I am a complicated person. There are so many things that I want to do, but I cannot. There are so many things I wish I can do, but deemed socially unacceptable or morally wrong. Or at least I think society deems so. I hate being governed by rules, I want to do anything and everything just because! Yet we live in this practical world, where people can’t live without simple rules of life. Even living this life, there are rules! I don’t like it. I am an emotionally complicated person too. I am not a practical person. I do something because I want to, not because it is a calculated decision. If I want to go to the beach, I hope I don’t have to worry about the weather. And if it does rain when I get there, I guess I’ll just be in my bikini, playing in the rain, and enjoying every single moment of it.

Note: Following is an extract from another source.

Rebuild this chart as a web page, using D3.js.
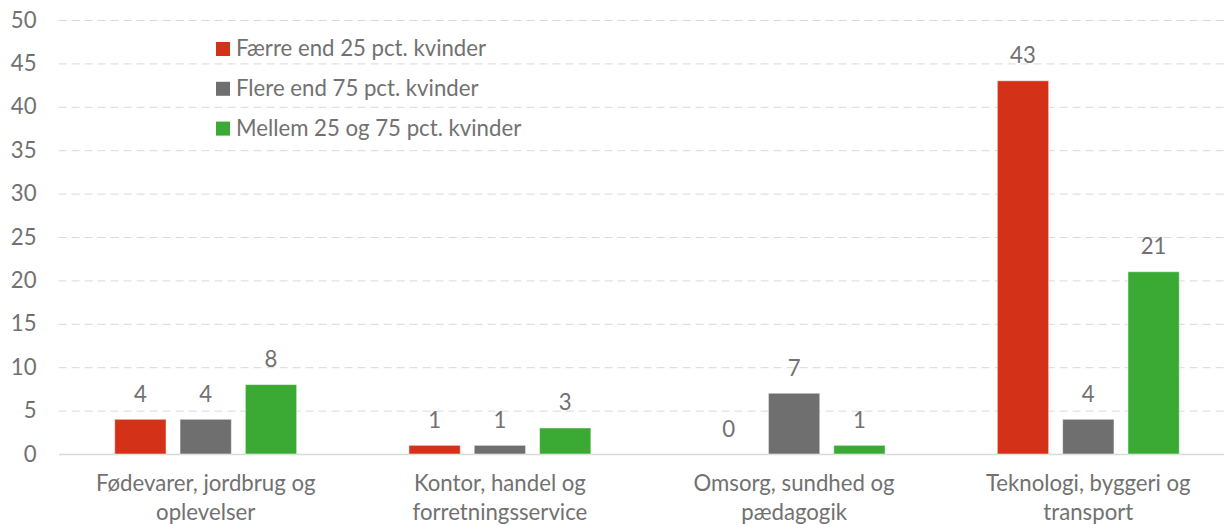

Does that make me a simple person? Content with something so simple as unexpected rain? I think I just don’t fit in with the world around me. The world which seems to want us to be more complicated than we are. For instance, Shakespeare, I’m guessing, never meant many of the things that humans seem to interpret from his text, yet Literature students delve into every single line, read between every single word to find out what Shakespeare really meant. What if he only meant the obvious things? Does it mean he probably was less complicated and gifted than people believe? I don’t know…

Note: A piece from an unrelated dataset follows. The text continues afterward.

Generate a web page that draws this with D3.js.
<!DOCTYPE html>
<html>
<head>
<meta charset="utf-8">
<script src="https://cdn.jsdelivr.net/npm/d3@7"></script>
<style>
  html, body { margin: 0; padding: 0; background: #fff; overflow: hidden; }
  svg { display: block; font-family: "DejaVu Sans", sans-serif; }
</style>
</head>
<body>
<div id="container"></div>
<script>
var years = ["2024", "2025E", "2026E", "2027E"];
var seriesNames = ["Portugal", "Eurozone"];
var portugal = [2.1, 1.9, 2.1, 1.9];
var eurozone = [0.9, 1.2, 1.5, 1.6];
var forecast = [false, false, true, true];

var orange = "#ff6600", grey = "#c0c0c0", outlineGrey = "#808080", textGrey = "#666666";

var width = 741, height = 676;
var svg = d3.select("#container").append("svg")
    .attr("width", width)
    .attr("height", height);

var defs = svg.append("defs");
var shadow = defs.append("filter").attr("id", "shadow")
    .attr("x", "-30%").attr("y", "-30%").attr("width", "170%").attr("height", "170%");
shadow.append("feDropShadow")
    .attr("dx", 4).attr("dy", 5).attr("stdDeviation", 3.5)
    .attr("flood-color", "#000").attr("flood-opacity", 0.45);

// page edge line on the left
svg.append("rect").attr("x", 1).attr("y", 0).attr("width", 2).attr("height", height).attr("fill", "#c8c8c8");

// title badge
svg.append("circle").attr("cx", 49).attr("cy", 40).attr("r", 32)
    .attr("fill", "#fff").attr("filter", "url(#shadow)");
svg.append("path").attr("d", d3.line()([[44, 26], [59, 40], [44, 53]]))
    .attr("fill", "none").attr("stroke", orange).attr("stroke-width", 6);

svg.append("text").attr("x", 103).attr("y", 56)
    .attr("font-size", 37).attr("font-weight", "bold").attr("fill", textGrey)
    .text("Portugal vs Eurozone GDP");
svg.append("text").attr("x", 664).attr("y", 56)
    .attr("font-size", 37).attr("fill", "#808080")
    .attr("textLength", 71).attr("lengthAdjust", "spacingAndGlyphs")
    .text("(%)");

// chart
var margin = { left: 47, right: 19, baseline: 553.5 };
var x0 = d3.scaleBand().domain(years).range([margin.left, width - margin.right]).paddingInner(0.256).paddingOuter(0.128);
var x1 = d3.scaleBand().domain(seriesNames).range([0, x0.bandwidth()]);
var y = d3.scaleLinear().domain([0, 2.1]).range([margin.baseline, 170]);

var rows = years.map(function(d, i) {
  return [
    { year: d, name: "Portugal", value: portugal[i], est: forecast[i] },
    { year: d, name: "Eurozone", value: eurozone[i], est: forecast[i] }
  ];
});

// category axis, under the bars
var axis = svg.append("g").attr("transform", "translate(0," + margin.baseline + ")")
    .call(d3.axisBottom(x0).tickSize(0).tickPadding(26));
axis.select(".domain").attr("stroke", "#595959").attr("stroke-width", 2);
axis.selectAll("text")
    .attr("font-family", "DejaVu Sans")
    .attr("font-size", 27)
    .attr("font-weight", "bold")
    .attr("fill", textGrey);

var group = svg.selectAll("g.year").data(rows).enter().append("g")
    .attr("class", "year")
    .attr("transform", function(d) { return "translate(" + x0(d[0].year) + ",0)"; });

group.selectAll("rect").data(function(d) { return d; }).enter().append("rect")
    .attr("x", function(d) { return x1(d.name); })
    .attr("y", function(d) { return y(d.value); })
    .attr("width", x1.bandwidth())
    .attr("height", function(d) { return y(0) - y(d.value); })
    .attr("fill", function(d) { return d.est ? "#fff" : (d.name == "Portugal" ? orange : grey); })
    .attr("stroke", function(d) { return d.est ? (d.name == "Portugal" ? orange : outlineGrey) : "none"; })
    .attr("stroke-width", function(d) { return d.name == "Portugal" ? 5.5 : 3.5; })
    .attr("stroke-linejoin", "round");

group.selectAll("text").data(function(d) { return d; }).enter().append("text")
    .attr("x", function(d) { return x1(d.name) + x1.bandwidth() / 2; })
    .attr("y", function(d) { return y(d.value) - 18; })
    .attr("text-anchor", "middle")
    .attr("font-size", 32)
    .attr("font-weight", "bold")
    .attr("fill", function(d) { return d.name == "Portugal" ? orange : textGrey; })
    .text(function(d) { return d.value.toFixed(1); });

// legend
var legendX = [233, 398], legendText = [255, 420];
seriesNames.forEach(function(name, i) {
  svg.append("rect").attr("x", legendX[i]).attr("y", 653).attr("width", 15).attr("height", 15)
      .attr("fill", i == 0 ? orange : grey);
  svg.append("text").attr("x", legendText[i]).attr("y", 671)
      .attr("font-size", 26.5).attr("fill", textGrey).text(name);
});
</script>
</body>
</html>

There have been occasions in which I have taken the less traveled path, went down that path based on instinct alone, and it burnt me. So now I opt for the tried and tested route, safe and sound, knowing that the life will resemble a plateau, with few ups and downs and mostly staying along the flat line. But it doesn’t satisfy me. I want more. I want those ups and downs that come with the experience. I like the intensity of emotions – utter joy and jubilation and also along with it utter sorrow and desperation. I know it’s silly to also include the sorrow, but hey, it’s not realistic to say that we can only experience extreme and intense happiness. I seem to like being intense. Passion. Love. I can live on these two things alone. Give me Air to go with it too, please. Other than that, you can chuck out money, practicality and all the rules in the world. Such is the person I am.

V says I am simple, but the world is forcing me to be complicated. I am at friction with the world and myself. What an enviable state to be in… Anyone out there feels the same way? Let’s go jump in the sea in the middle of the night! After all, there are no sharks in Singapore waters, are there?